Friday, November 16, 2007

SPARQL isn't Unix Pipes

It wasn't supposed to be this way. I was just trying to get what I wrote in 2004 acknowledged. All I wanted then, as now, was aggregate functions and a matching data model. I did a bit more research in 2006 (mostly in my spare time while I had a day job to go to) and thought that people could read it and understand it. I even spent some time over the last Christmas holidays making a more gentler introduction to it all.

SPARQL is a proposed recommendation - which is one step away from being a published standard. So, I put my objections in to the SPARQL working group. From what I can tell people either didn't understand or thought that I was some kind of weirdo.
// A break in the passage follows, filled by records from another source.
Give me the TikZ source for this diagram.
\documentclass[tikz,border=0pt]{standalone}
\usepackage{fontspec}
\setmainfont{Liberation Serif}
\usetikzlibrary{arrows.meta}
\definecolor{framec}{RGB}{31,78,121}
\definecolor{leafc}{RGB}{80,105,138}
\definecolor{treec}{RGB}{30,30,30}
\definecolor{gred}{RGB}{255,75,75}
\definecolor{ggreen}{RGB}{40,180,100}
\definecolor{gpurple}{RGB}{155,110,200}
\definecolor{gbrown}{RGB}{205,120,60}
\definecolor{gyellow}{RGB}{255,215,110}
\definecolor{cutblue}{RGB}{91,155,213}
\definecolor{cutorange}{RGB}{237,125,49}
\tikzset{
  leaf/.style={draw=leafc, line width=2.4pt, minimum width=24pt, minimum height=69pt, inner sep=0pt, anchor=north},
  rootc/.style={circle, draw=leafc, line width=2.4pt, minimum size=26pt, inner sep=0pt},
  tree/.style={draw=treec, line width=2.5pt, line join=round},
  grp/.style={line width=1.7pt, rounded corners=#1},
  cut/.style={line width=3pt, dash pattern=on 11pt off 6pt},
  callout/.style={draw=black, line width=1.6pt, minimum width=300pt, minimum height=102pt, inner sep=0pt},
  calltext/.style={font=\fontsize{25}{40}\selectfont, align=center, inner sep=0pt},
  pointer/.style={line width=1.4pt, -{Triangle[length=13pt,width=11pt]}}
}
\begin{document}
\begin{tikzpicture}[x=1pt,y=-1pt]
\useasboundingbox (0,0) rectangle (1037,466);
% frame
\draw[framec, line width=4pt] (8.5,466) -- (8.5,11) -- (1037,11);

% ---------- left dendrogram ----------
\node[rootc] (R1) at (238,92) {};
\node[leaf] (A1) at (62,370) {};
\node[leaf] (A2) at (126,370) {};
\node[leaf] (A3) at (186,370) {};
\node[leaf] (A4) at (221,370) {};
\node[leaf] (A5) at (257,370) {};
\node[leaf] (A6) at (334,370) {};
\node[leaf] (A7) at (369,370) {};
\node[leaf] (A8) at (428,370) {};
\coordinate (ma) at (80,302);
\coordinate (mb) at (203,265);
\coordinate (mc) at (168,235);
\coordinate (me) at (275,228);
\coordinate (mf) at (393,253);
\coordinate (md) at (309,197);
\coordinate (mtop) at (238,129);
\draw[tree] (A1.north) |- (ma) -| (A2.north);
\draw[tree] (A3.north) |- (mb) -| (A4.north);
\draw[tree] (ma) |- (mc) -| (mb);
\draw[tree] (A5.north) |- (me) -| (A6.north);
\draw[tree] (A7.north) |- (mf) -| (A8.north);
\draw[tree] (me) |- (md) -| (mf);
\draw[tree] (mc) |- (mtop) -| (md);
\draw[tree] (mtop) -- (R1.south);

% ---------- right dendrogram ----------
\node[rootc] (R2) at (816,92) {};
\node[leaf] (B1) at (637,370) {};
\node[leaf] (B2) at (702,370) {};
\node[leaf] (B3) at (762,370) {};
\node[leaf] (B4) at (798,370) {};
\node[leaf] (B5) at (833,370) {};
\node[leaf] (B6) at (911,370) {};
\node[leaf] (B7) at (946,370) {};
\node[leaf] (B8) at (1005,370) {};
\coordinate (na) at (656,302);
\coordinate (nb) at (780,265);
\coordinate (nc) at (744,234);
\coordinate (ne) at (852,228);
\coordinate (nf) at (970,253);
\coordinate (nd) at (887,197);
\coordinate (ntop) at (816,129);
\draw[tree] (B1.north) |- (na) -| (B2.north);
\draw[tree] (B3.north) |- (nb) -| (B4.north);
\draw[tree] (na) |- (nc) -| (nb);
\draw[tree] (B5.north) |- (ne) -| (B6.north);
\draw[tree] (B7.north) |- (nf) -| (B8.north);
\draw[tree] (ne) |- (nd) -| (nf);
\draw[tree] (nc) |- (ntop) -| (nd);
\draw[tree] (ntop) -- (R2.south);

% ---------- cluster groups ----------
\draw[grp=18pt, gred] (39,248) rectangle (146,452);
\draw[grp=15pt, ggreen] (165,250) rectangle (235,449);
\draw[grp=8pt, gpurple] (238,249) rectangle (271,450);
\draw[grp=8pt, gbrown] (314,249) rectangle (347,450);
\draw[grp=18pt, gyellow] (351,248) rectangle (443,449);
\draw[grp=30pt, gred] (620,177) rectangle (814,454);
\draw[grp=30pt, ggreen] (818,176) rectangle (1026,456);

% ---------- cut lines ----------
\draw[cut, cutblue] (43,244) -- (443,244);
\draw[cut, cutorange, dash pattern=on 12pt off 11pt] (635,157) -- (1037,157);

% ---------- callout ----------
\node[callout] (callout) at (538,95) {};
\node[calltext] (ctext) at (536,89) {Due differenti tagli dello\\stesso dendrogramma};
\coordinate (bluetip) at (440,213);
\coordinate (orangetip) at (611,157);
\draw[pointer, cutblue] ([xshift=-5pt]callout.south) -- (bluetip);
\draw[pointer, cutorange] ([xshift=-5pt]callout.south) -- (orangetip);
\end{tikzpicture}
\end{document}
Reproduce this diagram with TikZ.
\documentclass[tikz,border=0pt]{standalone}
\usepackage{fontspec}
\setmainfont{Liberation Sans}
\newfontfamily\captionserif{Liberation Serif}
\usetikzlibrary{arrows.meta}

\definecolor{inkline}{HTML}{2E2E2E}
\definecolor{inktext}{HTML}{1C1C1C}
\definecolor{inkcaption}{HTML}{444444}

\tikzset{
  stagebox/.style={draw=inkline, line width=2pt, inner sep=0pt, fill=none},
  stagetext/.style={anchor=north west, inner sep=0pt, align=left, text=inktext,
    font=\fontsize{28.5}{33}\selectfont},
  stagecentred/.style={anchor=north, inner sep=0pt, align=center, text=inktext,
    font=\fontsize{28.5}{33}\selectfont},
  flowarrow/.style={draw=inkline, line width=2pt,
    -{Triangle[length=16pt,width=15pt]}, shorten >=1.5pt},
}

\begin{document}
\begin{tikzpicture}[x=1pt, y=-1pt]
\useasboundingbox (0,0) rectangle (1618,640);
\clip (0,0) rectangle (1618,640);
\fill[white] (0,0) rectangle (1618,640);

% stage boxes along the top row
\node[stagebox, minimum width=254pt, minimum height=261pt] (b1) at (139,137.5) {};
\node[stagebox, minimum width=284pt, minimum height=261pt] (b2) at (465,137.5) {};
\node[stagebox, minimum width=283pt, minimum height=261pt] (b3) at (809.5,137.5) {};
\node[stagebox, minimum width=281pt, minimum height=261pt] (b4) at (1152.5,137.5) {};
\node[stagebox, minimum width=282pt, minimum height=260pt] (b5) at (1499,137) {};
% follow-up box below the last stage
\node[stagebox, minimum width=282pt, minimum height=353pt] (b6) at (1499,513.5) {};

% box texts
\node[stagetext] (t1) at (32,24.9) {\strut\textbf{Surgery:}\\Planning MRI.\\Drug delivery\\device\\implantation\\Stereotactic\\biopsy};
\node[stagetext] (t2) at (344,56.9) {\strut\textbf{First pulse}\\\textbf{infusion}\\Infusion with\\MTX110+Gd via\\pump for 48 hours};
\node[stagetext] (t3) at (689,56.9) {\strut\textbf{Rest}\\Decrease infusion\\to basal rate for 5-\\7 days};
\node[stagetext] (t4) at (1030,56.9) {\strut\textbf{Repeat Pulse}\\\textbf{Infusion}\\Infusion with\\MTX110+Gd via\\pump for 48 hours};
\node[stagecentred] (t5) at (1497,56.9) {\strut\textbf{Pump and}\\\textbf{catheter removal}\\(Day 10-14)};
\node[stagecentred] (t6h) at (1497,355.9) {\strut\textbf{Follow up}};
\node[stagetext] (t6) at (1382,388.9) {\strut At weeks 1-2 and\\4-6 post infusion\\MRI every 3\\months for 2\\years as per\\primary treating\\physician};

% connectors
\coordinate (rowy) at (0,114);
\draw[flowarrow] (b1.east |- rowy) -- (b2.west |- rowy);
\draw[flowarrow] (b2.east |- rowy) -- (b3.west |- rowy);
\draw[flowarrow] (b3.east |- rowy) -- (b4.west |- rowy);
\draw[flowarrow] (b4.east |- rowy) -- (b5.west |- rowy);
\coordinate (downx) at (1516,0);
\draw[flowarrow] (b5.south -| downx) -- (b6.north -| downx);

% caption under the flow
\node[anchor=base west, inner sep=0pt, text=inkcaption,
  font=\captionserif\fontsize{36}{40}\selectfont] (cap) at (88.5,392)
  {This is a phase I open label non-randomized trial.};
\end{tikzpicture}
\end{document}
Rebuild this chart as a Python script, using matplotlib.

The unhappiest part of this is the summary of my objection, "The Working Group is unfamiliar with any existing query languages that meet the commenter's design goals."

All I wanted was closure of operations, where the query language matches the data model it queries. Maybe this is a very odd thing to want. No one seems to know what the relational model really is either. Maybe it's a bad example.

Maybe a better example is Unix pipes. Unix pipes have operations (sort, cut, etc.) that take in text and output text. That is, it takes the same input as output or something known as closure. So you can take input from one tool and string them together in any order you want. Sometimes it's more efficient to do one operation first over another. In SPARQL you can't do that as the first operation of every query turns it into variable bindings.

I was hoping that SPARQL would be the Unix pipes of RDF. This would mean that the operations like join, filter, restrict (matching triples) and so on take in an RDF graph (or graphs) and output an RDF graph (or graphs). This gives tremendous flexibility in that you can create new operations that all work on the same model. It also means that a lot of the extra complexity that is part of SPARQL (for example, CONSTRUCT and ASK) go away.

This is not to say that SPARQL doesn't have value and shouldn't be supported. It is just a missed opportunity. It could have avoided repeating mistakes made with SQL (like not standarizing aggregate functions, having a consistent data model and so on).

Update: I re-read this recently. It struck me that maybe I was being a little unclear about what I expected as input and output in the RDF pipes view of SPARQL. Really, it's not a single RDF graph per se that are being processed but sets of triples. It's not really a big difference - as RDF graphs are just sets of triples but it's more that the triples being processed don't have to come from one graph. There's no restriction on what I'm talking about above to process, in one go, triples from many different graphs. The criticism is the same though - SPARQL breaks triples into variable bindings. Having multiple graph processing (or sets of triple processing) just requires the graph that the triple came from recorded (the quad in most systems). It certainly something that could be added to JRDF's SPARQL implementation.


Simon said...

Sadly, SPARQL ended up as a tool for salvaging data from that irritating RDF graph format into familiar SQL tables. :P said...

I think I agree that piping SPARQL queries should be thought of from the beginning, similar to the W3C's XML pipeline language. I was expecting the RDF and XML groups, within W3C, know about each other's work.

anyway, maybe (CONSTRUCT * ) will "help" solving the problem. Although this is not yet part of SPARQL but i heard it will be added.